# start of Data provided

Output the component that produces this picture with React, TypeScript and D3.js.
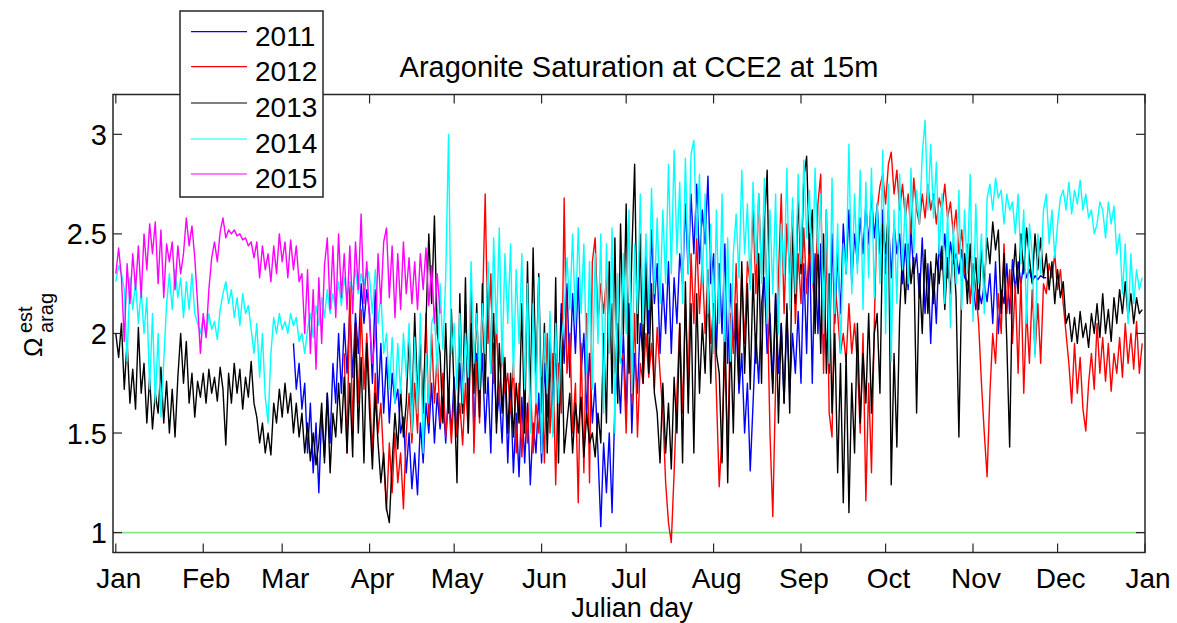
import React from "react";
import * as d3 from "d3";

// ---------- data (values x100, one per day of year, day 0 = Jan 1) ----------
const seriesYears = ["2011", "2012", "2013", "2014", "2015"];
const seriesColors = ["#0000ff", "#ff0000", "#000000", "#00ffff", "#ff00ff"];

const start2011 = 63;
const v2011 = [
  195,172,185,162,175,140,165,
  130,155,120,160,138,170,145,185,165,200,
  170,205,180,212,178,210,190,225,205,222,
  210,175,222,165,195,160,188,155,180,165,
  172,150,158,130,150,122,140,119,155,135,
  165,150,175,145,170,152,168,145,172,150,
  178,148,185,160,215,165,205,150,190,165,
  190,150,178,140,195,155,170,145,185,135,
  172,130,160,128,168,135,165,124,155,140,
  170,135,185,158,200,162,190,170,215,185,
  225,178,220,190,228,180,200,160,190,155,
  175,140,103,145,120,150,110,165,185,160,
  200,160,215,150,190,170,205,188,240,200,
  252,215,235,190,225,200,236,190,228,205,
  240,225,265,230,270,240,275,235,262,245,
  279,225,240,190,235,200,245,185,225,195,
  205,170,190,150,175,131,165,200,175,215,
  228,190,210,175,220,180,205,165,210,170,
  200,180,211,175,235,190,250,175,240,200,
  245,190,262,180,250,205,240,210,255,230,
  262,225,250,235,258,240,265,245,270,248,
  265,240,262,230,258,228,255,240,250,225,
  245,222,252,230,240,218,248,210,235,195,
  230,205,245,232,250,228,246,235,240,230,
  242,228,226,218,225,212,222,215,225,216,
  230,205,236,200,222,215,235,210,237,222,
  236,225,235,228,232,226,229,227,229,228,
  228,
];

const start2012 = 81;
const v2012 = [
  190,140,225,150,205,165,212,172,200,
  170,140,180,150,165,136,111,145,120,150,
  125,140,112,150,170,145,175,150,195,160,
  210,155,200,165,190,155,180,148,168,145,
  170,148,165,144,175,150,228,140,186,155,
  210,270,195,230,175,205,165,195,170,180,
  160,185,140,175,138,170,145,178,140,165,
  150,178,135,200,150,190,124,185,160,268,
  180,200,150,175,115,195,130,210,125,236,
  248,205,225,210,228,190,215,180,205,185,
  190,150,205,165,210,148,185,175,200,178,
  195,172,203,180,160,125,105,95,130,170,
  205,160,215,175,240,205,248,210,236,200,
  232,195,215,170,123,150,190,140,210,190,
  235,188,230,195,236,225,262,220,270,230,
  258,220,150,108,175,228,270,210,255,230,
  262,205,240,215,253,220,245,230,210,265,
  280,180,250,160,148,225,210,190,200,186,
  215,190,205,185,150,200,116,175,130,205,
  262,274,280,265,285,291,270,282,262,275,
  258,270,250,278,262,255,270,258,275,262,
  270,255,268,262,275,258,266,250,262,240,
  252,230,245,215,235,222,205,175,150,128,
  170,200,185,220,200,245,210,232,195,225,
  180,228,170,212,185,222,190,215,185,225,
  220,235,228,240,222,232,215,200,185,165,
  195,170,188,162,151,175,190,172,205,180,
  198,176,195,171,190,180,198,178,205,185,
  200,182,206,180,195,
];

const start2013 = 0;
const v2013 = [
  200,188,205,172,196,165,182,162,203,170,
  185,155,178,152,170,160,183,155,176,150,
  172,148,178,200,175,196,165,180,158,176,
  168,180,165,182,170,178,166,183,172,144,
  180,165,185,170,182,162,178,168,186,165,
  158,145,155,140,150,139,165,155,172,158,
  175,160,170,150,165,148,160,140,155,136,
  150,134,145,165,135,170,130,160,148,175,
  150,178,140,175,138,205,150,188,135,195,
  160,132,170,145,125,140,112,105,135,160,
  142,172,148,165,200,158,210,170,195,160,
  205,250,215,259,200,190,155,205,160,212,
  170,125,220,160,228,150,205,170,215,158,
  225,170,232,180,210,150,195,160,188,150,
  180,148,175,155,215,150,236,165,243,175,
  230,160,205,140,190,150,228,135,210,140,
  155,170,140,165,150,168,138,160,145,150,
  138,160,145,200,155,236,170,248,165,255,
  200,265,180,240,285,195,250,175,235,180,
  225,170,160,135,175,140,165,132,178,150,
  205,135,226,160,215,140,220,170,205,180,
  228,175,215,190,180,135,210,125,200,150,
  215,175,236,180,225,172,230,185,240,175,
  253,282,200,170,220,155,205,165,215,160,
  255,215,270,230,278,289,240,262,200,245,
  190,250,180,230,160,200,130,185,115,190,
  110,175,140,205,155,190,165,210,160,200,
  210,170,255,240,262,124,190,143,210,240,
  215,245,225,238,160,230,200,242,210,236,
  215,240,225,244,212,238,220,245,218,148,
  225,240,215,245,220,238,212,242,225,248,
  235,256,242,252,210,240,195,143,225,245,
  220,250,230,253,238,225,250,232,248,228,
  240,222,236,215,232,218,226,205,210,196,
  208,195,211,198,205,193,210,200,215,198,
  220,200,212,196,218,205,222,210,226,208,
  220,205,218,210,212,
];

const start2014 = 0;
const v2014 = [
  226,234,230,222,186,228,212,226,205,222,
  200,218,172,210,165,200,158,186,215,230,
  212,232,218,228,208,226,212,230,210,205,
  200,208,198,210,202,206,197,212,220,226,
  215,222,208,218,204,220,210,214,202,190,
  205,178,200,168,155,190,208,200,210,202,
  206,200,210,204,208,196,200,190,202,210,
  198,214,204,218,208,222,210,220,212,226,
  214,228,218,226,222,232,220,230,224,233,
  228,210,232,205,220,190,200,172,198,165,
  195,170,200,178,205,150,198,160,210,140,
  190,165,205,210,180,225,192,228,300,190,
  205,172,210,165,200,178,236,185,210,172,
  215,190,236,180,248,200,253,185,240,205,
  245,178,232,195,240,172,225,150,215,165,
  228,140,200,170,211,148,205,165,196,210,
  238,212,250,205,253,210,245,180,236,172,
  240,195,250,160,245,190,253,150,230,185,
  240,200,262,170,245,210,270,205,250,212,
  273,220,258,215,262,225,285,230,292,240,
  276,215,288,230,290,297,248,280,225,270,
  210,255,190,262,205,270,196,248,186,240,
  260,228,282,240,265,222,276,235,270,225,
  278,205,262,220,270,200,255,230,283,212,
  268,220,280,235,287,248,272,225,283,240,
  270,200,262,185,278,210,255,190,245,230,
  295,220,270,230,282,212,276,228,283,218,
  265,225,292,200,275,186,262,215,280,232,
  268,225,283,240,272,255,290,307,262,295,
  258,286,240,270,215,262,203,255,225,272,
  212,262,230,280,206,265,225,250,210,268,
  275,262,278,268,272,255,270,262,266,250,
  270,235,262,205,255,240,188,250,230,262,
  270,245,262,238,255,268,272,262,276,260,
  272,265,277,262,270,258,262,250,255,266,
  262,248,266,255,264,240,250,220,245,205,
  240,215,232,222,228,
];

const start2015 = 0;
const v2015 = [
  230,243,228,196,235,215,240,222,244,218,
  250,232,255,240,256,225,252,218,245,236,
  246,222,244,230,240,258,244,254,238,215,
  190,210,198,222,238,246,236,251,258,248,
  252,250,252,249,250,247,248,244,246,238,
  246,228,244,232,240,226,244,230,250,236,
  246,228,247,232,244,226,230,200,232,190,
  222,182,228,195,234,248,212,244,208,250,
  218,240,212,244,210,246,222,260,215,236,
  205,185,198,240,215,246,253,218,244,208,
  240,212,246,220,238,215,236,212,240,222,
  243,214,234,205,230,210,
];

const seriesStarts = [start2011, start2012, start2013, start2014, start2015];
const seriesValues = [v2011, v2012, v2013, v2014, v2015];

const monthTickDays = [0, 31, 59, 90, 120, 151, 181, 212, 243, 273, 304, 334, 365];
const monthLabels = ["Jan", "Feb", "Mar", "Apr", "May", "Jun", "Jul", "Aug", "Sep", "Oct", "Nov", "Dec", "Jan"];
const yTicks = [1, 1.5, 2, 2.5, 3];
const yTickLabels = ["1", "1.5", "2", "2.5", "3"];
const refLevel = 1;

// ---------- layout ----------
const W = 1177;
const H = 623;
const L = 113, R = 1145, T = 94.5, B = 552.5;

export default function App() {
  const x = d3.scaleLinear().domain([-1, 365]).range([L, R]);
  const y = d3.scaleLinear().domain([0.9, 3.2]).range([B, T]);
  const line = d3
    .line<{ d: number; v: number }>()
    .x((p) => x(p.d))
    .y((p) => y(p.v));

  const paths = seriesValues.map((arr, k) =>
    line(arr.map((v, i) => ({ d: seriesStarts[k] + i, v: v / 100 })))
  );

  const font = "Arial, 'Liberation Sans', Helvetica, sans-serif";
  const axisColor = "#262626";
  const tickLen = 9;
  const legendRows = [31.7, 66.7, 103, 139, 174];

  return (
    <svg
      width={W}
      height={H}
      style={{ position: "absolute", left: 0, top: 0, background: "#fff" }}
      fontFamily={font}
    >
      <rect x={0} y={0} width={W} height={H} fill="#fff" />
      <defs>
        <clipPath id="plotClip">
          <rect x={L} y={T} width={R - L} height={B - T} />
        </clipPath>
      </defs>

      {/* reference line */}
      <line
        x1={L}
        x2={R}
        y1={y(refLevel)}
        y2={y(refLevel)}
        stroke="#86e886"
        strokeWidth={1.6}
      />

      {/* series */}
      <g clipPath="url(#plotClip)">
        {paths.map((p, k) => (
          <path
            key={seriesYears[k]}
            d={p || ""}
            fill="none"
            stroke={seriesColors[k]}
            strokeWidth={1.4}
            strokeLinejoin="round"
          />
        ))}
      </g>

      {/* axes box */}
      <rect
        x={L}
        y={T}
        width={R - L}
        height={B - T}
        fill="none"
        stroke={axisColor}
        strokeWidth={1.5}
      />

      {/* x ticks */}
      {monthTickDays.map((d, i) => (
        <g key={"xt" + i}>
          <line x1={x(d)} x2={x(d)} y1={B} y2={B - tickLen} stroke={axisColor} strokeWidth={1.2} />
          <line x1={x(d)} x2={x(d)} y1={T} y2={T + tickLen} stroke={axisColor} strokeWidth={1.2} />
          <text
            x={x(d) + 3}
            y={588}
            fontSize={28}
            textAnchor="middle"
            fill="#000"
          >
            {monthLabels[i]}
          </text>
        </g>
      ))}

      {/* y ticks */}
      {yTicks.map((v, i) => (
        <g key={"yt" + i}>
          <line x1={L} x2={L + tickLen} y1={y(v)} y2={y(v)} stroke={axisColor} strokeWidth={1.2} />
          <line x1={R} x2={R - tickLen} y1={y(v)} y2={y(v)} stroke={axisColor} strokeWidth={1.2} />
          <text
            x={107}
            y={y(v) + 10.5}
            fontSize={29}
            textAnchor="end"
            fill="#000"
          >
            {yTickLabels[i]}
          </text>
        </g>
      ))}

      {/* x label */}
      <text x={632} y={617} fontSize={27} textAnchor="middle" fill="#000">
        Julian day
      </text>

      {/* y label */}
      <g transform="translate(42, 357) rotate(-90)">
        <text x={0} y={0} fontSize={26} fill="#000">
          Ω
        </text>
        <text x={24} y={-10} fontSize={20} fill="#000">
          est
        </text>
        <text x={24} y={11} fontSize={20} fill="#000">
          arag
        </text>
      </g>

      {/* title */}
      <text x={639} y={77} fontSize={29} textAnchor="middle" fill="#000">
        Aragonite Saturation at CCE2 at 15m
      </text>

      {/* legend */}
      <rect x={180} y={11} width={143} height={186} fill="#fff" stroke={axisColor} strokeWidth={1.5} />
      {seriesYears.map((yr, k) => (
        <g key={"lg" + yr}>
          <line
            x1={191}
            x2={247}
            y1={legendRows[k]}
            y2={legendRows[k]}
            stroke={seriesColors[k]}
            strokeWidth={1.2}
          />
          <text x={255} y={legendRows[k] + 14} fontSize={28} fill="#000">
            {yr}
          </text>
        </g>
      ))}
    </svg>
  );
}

# end of Data provided
# start of Data provided

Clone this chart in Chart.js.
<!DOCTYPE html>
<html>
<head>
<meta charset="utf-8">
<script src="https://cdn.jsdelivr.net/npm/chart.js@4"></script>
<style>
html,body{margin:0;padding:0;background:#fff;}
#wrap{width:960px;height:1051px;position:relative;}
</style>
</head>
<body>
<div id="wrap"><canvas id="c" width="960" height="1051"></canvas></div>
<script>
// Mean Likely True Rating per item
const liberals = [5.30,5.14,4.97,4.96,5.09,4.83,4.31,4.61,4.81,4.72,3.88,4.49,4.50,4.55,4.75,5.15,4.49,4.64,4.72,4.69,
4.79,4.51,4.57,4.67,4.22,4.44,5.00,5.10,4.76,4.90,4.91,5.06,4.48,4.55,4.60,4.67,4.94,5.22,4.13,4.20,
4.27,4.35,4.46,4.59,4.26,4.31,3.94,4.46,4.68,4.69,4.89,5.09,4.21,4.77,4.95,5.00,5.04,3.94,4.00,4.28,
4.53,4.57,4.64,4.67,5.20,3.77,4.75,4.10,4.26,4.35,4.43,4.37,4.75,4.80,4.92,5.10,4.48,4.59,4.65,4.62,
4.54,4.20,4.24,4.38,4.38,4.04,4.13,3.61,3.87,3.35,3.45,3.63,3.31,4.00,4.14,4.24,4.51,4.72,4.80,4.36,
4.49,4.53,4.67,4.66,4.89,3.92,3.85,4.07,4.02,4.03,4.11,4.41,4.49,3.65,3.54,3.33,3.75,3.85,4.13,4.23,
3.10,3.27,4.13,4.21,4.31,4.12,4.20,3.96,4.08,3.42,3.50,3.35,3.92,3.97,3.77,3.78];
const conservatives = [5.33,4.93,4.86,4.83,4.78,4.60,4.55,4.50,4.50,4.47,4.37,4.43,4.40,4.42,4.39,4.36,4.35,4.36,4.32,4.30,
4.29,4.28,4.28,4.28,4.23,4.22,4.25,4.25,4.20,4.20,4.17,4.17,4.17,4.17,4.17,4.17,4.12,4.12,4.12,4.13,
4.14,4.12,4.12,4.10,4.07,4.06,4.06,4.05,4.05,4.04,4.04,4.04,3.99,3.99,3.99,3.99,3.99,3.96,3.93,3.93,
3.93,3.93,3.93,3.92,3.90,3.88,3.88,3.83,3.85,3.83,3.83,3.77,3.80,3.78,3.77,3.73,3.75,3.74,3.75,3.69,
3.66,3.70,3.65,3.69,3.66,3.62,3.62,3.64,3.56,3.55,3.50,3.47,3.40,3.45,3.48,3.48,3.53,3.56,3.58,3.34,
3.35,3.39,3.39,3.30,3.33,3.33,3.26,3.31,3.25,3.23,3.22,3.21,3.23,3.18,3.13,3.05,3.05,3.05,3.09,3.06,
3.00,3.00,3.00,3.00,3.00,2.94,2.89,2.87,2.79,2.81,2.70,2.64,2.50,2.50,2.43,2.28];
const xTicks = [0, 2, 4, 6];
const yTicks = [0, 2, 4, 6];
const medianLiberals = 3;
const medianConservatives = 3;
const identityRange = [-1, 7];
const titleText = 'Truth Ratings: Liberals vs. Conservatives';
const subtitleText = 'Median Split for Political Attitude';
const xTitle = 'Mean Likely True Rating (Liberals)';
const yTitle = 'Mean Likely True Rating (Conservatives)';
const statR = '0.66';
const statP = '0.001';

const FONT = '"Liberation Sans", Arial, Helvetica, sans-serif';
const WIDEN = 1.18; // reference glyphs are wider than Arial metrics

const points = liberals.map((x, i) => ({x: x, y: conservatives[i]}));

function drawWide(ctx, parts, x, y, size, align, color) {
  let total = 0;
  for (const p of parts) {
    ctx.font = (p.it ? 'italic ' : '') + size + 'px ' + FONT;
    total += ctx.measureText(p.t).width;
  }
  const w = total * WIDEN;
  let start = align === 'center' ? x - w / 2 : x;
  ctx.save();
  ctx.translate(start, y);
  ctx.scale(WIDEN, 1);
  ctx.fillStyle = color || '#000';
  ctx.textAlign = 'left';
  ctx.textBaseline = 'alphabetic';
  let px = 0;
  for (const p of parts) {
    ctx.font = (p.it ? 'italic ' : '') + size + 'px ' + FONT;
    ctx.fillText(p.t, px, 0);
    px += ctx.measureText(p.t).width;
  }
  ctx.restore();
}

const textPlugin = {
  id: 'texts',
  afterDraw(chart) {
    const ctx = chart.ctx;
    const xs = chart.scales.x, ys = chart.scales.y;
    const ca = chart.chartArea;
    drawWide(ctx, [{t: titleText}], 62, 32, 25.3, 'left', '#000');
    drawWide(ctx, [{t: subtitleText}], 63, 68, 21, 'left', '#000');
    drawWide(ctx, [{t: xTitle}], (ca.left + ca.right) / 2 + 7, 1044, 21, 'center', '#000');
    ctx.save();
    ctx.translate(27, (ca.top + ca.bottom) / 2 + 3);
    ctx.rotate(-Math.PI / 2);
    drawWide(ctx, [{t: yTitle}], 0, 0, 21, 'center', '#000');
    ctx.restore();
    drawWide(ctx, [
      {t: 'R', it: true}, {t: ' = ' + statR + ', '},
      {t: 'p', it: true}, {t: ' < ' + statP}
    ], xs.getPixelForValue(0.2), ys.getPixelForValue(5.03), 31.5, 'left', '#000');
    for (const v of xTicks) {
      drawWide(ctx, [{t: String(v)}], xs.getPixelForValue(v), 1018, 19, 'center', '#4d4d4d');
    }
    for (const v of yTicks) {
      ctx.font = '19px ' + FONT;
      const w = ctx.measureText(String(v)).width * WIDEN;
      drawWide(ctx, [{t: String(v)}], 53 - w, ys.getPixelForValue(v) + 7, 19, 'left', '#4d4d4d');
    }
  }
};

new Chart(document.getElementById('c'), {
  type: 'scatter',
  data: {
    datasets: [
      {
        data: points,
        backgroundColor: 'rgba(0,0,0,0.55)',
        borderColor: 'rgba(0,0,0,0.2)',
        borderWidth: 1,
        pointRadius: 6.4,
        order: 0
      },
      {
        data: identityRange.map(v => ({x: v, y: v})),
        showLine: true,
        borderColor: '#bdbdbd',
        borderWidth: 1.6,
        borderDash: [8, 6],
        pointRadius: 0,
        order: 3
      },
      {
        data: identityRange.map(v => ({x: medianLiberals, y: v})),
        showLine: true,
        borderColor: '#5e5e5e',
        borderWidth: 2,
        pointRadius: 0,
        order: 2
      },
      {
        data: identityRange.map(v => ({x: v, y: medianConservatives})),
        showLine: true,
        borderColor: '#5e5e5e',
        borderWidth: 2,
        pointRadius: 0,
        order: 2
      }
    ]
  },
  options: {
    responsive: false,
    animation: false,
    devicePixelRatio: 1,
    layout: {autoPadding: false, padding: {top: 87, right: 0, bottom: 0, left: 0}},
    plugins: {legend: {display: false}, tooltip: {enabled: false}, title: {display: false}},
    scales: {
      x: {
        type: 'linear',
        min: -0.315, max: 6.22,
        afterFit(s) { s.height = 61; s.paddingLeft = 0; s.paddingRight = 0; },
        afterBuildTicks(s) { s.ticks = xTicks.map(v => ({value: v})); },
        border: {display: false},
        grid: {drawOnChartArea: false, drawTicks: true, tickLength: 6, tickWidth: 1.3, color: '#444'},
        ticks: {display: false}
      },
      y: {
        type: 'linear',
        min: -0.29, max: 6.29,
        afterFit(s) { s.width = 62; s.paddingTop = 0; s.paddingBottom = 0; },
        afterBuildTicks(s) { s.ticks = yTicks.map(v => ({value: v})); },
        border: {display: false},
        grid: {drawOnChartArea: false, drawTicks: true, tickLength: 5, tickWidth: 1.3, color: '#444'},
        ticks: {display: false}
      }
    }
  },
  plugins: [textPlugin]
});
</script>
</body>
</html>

# end of Data provided

_Problem_: Pick out each line containing "this" and report it.

_Answer to the problem_:
Output the component that produces this picture with React, TypeScript and D3.js.
Clone this chart in Chart.js.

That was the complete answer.